» **Dataset extract**:

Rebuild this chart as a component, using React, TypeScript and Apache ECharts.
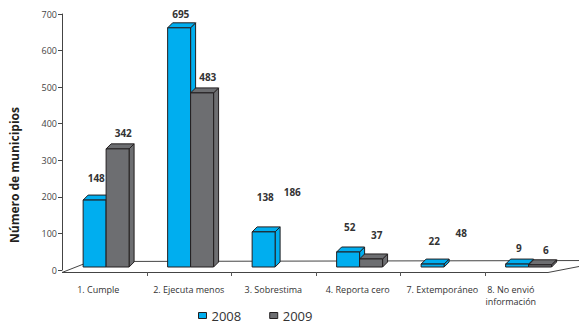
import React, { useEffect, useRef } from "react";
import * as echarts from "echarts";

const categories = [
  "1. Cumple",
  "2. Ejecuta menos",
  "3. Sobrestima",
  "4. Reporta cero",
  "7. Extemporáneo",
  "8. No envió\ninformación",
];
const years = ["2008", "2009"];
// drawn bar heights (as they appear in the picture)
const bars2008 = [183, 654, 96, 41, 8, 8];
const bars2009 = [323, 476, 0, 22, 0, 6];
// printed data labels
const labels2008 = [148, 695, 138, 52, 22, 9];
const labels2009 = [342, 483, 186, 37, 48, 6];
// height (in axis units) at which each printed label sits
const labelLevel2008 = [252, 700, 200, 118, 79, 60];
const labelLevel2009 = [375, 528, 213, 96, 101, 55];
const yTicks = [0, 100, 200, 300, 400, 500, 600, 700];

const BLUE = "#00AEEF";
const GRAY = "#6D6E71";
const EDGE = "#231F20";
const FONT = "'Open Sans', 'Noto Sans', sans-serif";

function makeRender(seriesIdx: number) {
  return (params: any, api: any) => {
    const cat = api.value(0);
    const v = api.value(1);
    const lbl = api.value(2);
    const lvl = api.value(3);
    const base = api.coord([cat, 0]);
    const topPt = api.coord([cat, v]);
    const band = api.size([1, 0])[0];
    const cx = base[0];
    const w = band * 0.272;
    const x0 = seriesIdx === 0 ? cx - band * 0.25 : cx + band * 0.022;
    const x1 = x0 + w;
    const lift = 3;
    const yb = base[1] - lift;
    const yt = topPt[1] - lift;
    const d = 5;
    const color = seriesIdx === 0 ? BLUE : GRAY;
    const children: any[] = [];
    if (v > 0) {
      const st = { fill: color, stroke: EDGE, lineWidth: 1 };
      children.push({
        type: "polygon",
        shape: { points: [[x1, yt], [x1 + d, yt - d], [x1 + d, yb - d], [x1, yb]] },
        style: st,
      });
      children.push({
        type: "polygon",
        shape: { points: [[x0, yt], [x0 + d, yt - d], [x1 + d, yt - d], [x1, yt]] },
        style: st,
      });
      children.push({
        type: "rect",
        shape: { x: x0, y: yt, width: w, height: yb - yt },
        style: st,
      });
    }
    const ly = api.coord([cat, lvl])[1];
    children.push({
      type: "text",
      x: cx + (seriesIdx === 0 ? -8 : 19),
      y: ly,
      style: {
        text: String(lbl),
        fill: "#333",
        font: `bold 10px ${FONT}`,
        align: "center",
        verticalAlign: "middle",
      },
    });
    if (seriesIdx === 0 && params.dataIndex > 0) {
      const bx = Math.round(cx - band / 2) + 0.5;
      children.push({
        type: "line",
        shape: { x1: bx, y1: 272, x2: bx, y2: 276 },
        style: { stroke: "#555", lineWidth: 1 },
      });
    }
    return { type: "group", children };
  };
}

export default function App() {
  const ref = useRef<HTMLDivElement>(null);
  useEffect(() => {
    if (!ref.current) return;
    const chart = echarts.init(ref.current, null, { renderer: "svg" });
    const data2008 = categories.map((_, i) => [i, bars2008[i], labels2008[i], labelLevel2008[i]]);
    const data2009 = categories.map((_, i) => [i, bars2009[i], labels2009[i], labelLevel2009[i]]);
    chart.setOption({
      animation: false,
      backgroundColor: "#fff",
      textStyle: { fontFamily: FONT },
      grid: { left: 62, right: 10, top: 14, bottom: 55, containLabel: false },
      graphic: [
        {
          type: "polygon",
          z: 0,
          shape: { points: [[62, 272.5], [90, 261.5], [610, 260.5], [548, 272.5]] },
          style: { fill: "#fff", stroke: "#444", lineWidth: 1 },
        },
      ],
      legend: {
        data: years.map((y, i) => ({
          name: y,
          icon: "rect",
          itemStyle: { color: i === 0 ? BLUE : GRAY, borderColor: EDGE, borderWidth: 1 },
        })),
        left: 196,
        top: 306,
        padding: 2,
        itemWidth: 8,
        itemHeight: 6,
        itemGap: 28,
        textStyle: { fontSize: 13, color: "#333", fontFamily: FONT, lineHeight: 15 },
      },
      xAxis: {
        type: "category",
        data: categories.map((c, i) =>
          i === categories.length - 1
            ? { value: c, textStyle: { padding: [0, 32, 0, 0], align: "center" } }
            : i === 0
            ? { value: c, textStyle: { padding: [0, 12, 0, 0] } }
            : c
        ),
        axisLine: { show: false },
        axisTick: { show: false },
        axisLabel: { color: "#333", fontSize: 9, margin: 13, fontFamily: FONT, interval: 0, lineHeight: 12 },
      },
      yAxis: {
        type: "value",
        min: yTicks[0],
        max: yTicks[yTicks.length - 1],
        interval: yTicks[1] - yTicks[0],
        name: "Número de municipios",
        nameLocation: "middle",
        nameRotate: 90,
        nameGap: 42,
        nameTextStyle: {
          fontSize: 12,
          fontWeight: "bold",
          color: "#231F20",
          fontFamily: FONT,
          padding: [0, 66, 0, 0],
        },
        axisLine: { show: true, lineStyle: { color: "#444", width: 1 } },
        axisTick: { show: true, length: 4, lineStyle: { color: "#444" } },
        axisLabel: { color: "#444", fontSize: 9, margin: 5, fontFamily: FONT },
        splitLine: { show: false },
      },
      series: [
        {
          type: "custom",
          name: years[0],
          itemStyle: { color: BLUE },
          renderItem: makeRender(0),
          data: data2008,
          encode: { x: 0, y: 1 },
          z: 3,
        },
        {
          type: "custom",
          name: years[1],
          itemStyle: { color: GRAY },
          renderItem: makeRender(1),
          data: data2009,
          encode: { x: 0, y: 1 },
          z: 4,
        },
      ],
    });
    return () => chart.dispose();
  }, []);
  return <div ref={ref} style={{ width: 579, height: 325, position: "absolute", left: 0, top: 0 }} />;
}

» **Instruction**: All of the material above is to be copied exactly, except for its images.

» **Reply to the task**:
Rebuild this chart as a component, using React, TypeScript and Apache ECharts.
import React, { useEffect, useRef } from "react";
import * as echarts from "echarts";

const categories = [
  "1. Cumple",
  "2. Ejecuta menos",
  "3. Sobrestima",
  "4. Reporta cero",
  "7. Extemporáneo",
  "8. No envió\ninformación",
];
const years = ["2008", "2009"];
// drawn bar heights (as they appear in the picture)
const bars2008 = [183, 654, 96, 41, 8, 8];
const bars2009 = [323, 476, 0, 22, 0, 6];
// printed data labels
const labels2008 = [148, 695, 138, 52, 22, 9];
const labels2009 = [342, 483, 186, 37, 48, 6];
// height (in axis units) at which each printed label sits
const labelLevel2008 = [252, 700, 200, 118, 79, 60];
const labelLevel2009 = [375, 528, 213, 96, 101, 55];
const yTicks = [0, 100, 200, 300, 400, 500, 600, 700];

const BLUE = "#00AEEF";
const GRAY = "#6D6E71";
const EDGE = "#231F20";
const FONT = "'Open Sans', 'Noto Sans', sans-serif";

function makeRender(seriesIdx: number) {
  return (params: any, api: any) => {
    const cat = api.value(0);
    const v = api.value(1);
    const lbl = api.value(2);
    const lvl = api.value(3);
    const base = api.coord([cat, 0]);
    const topPt = api.coord([cat, v]);
    const band = api.size([1, 0])[0];
    const cx = base[0];
    const w = band * 0.272;
    const x0 = seriesIdx === 0 ? cx - band * 0.25 : cx + band * 0.022;
    const x1 = x0 + w;
    const lift = 3;
    const yb = base[1] - lift;
    const yt = topPt[1] - lift;
    const d = 5;
    const color = seriesIdx === 0 ? BLUE : GRAY;
    const children: any[] = [];
    if (v > 0) {
      const st = { fill: color, stroke: EDGE, lineWidth: 1 };
      children.push({
        type: "polygon",
        shape: { points: [[x1, yt], [x1 + d, yt - d], [x1 + d, yb - d], [x1, yb]] },
        style: st,
      });
      children.push({
        type: "polygon",
        shape: { points: [[x0, yt], [x0 + d, yt - d], [x1 + d, yt - d], [x1, yt]] },
        style: st,
      });
      children.push({
        type: "rect",
        shape: { x: x0, y: yt, width: w, height: yb - yt },
        style: st,
      });
    }
    const ly = api.coord([cat, lvl])[1];
    children.push({
      type: "text",
      x: cx + (seriesIdx === 0 ? -8 : 19),
      y: ly,
      style: {
        text: String(lbl),
        fill: "#333",
        font: `bold 10px ${FONT}`,
        align: "center",
        verticalAlign: "middle",
      },
    });
    if (seriesIdx === 0 && params.dataIndex > 0) {
      const bx = Math.round(cx - band / 2) + 0.5;
      children.push({
        type: "line",
        shape: { x1: bx, y1: 272, x2: bx, y2: 276 },
        style: { stroke: "#555", lineWidth: 1 },
      });
    }
    return { type: "group", children };
  };
}

export default function App() {
  const ref = useRef<HTMLDivElement>(null);
  useEffect(() => {
    if (!ref.current) return;
    const chart = echarts.init(ref.current, null, { renderer: "svg" });
    const data2008 = categories.map((_, i) => [i, bars2008[i], labels2008[i], labelLevel2008[i]]);
    const data2009 = categories.map((_, i) => [i, bars2009[i], labels2009[i], labelLevel2009[i]]);
    chart.setOption({
      animation: false,
      backgroundColor: "#fff",
      textStyle: { fontFamily: FONT },
      grid: { left: 62, right: 10, top: 14, bottom: 55, containLabel: false },
      graphic: [
        {
          type: "polygon",
          z: 0,
          shape: { points: [[62, 272.5], [90, 261.5], [610, 260.5], [548, 272.5]] },
          style: { fill: "#fff", stroke: "#444", lineWidth: 1 },
        },
      ],
      legend: {
        data: years.map((y, i) => ({
          name: y,
          icon: "rect",
          itemStyle: { color: i === 0 ? BLUE : GRAY, borderColor: EDGE, borderWidth: 1 },
        })),
        left: 196,
        top: 306,
        padding: 2,
        itemWidth: 8,
        itemHeight: 6,
        itemGap: 28,
        textStyle: { fontSize: 13, color: "#333", fontFamily: FONT, lineHeight: 15 },
      },
      xAxis: {
        type: "category",
        data: categories.map((c, i) =>
          i === categories.length - 1
            ? { value: c, textStyle: { padding: [0, 32, 0, 0], align: "center" } }
            : i === 0
            ? { value: c, textStyle: { padding: [0, 12, 0, 0] } }
            : c
        ),
        axisLine: { show: false },
        axisTick: { show: false },
        axisLabel: { color: "#333", fontSize: 9, margin: 13, fontFamily: FONT, interval: 0, lineHeight: 12 },
      },
      yAxis: {
        type: "value",
        min: yTicks[0],
        max: yTicks[yTicks.length - 1],
        interval: yTicks[1] - yTicks[0],
        name: "Número de municipios",
        nameLocation: "middle",
        nameRotate: 90,
        nameGap: 42,
        nameTextStyle: {
          fontSize: 12,
          fontWeight: "bold",
          color: "#231F20",
          fontFamily: FONT,
          padding: [0, 66, 0, 0],
        },
        axisLine: { show: true, lineStyle: { color: "#444", width: 1 } },
        axisTick: { show: true, length: 4, lineStyle: { color: "#444" } },
        axisLabel: { color: "#444", fontSize: 9, margin: 5, fontFamily: FONT },
        splitLine: { show: false },
      },
      series: [
        {
          type: "custom",
          name: years[0],
          itemStyle: { color: BLUE },
          renderItem: makeRender(0),
          data: data2008,
          encode: { x: 0, y: 1 },
          z: 3,
        },
        {
          type: "custom",
          name: years[1],
          itemStyle: { color: GRAY },
          renderItem: makeRender(1),
          data: data2009,
          encode: { x: 0, y: 1 },
          z: 4,
        },
      ],
    });
    return () => chart.dispose();
  }, []);
  return <div ref={ref} style={{ width: 579, height: 325, position: "absolute", left: 0, top: 0 }} />;
}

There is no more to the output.